Because of the government backing, Johnson says, “there should not be a challenge in the federal loan program.”

Incoming freshmen can borrow up to $3,500 in Staffords. Sophomores can get $4,500, and juniors and seniors can take out $5,500. Congress is considering proposals to raise those ceilings.

Separate from federal loans are private loans for which banks and other lenders can set higher interest rates and stricter terms because they, rather than the government, are assuming the risk of a default. With the credit markets slumping, these private loans are the ones likely to become more expensive. And lenders who continue to offer them will be pickier about who qualifies.

Q. If more lenders stop making federal loans, won’t it be harder to get them?

A. Applicants for aid submit a federal form that describes their family finances. This information determines how much college expense students and parents can be expected to bear, and it helps schools judge how much financial aid to offer to help make up any shortfall. Aid packages typically mix grants, loans or work-study jobs.

Eileen O’Leary, director of student financial services at Stonehill College in Easton, Mass., says financial aid officers work to help accepted students pay for their education. If loans are necessary, the advisers suggest federal loans first.

At schools where students take out federal loans from banks or other financial institutions, financial aid staff monitor lenders constantly, O’Leary says. If some quit making such loans, “Any financial aid officer worth his salt should be able to find another lender,” she says.

True, about 50 lenders have stopped making federal loans. But there are roughly 2,000 lenders in the federal loan program and those that remain will fill the demand.

O’Leary says: “We have to differentiate between: Is it a lender crisis? I would say that it is. Or a student crisis? I would say that it isn’t.”

Q. What is the federal government doing to make sure loans will stay available?

A. Robert Shireman, executive director of the Project on Student Debt in Berkeley, Calif., says, “There are good backstops in place to make sure that everyone who is eligible for a federal student loan can get a federal student loan.”

First he cites the direct-loan program, in which the government is the lender. Shireman notes that the U.S. Department of Education is working to increase the availability of that program, which only about a fifth of colleges use now. The rest invite other lenders to make federal loans to their students.

Second, he points to the government’s promise to land federal loans for any students who somehow find themselves without an available lender.

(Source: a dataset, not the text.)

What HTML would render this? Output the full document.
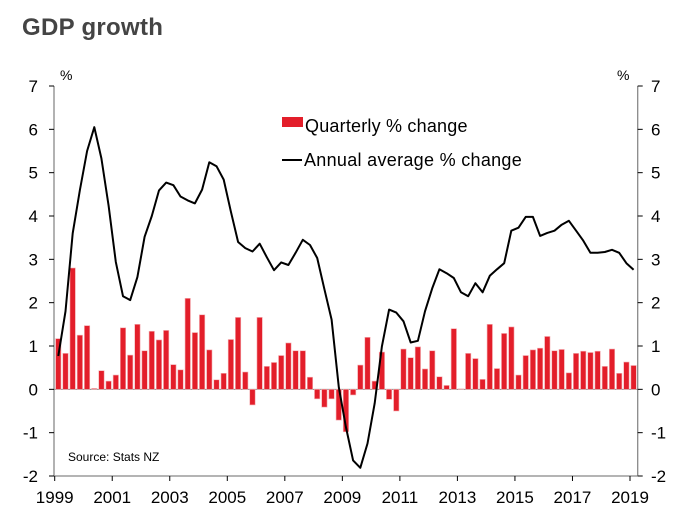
<!DOCTYPE html>
<html><head><meta charset="utf-8"><style>
body{margin:0;background:#fff}
svg{display:block;font-family:"Liberation Sans",sans-serif}
</style></head><body>
<svg id="chart" width="691" height="522">
<text x="22" y="35" font-size="24" fill="#444" font-weight="bold" style="letter-spacing:0.3px">GDP growth</text>
<g id="axes"></g>
<g id="bars"></g>
<g id="line"></g>
<rect x="282" y="117" width="21" height="10" fill="#e31e2a"/>
<text x="305" y="132" font-size="18" fill="#000" style="letter-spacing:0.2px">Quarterly % change</text>
<line x1="282" y1="160" x2="302" y2="160" stroke="#000" stroke-width="2"/>
<text x="304" y="166" font-size="18" fill="#000" style="letter-spacing:0.3px">Annual average % change</text>
<text x="68" y="461" font-size="12" fill="#000">Source: Stats NZ</text>
<text x="60" y="80" font-size="14">%</text>
<text x="617" y="80" font-size="14">%</text>
</svg>
<script>
const quarterly=[1.17,0.83,2.8,1.25, 1.47,0.02,0.43,0.19, 0.33,1.42,0.79,1.5, 0.89,1.34,1.14,1.36, 0.57,0.45,2.1,1.31, 1.72,0.91,0.22,0.37, 1.15,1.66,0.4,-0.36, 1.66,0.53,0.62,0.78, 1.07,0.89,0.89,0.28, -0.22,-0.41,-0.22,-0.71, -0.98,-0.13,0.56,1.2, 0.19,0.86,-0.23,-0.5, 0.93,0.73,0.98,0.47, 0.89,0.29,0.09,1.4, 0.01,0.83,0.71,0.23, 1.5,0.48,1.29,1.44, 0.33,0.78,0.91,0.95, 1.22,0.89,0.92,0.38, 0.83,0.88,0.85,0.88, 0.53,0.93,0.37,0.63, 0.55];
const annual=[0.77,1.8,3.6,4.6,5.5,6.05,5.33,4.24,2.94,2.15,2.06,2.59,3.52,4.0,4.59,4.77,4.71,4.45,4.36,4.29,4.61,5.24,5.15,4.84,4.1,3.4,3.26,3.18,3.36,3.05,2.75,2.93,2.87,3.15,3.45,3.33,3.03,2.31,1.61,0.05,-0.87,-1.64,-1.81,-1.25,-0.32,0.99,1.84,1.77,1.57,1.08,1.12,1.8,2.33,2.77,2.68,2.57,2.24,2.15,2.45,2.24,2.62,2.77,2.91,3.66,3.73,3.98,3.98,3.54,3.61,3.66,3.8,3.89,3.66,3.43,3.15,3.15,3.17,3.22,3.15,2.91,2.76];
const yTicks=[-2,-1,0,1,2,3,4,5,6,7];
const xTickYears=[1999,2001,2003,2005,2007,2009,2011,2013,2015,2017,2019];
const startYear=1999;
const NS="http://www.w3.org/2000/svg";
const L=54,R=637.7,T=86,B=476,yMin=-2,yMax=7,x0=54.7,x1=630;
function y(v){return B-(v-yMin)/(yMax-yMin)*(B-T);}
function xYear(t){return x0+(t-startYear)/20*(x1-x0);}
function xQ(i){return xYear(startYear+(i+0.5)/4);}
function mk(tag,attrs,parent){const e=document.createElementNS(NS,tag);for(const k in attrs)e.setAttribute(k,attrs[k]);parent.appendChild(e);return e;}
const ax=document.getElementById('axes');
let e=mk('line',{x1:L,y1:T,x2:L,y2:B,stroke:'#888','stroke-width':1.3},ax);


e=mk('line',{x1:R,y1:T,x2:R,y2:B,stroke:'#888','stroke-width':1.3},ax);


e=mk('line',{x1:L,y1:B,x2:R,y2:B,stroke:'#888','stroke-width':1.3},ax);


e=mk('line',{x1:L,y1:y(0),x2:R,y2:y(0),stroke:'#888','stroke-width':1},ax);


yTicks.forEach(v=>{
 mk('line',{x1:L-5,y1:y(v),x2:L,y2:y(v),stroke:'#000'},ax);
 mk('line',{x1:R,y1:y(v),x2:R+5,y2:y(v),stroke:'#000'},ax);
 let t=mk('text',{x:38,y:y(v)+6,'text-anchor':'end','font-size':17},ax);t.textContent=v;
 
 
 t=mk('text',{x:651,y:y(v)+6,'font-size':17},ax);t.textContent=v;
 
 
});
xTickYears.forEach(yr=>{
 const x=xYear(yr);
 mk('line',{x1:x,y1:B,x2:x,y2:B+5,stroke:'#000'},ax);
 const t=mk('text',{x:x,y:503,'text-anchor':'middle','font-size':17},ax);t.textContent=yr;
 
 
});
const bg=document.getElementById('bars');
quarterly.forEach((v,i)=>{
 const x=xQ(i),top=Math.min(y(v),y(0)),h=Math.abs(y(v)-y(0));
 const r=mk('rect',{x:x-2.7,y:top,width:5.4,height:Math.max(h,0.5),fill:'#e31e2a',stroke:'#f4b0b4','stroke-width':0.6},bg);
 
 
});
const lg=document.getElementById('line');
const p=mk('polyline',{points:annual.map((v,i)=>xQ(i).toFixed(1)+','+y(v).toFixed(1)).join(' '),fill:'none',stroke:'#000','stroke-width':2,'stroke-linejoin':'round'},lg);


</script>
</body></html>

Because the federal government is less vulnerable to market fluctuations than private lenders, it can pick up the slack, Shireman figures. “There is no reason for students to worry about the availability of federal loans,” he says. “They should get ready for college.”

Q. Where does the federal loan fit into a student’s college payment strategy?

A. Luke Swarthout, higher education advocate at the U.S. Public Interest Research Group in Washington, says federal loans complement other financial aid.

Students and parents should compare aid offers from different colleges, considering how much it would cost to attend each school. They should minimize loan debt, says Swarthout, to avoid hauling tens of thousands of dollars in debt into entry-level jobs.

Students who want to attend schools beyond their means should reconsider, maybe choosing a community college at first or a state school, Swarthout says. “There are good, more affordable options.”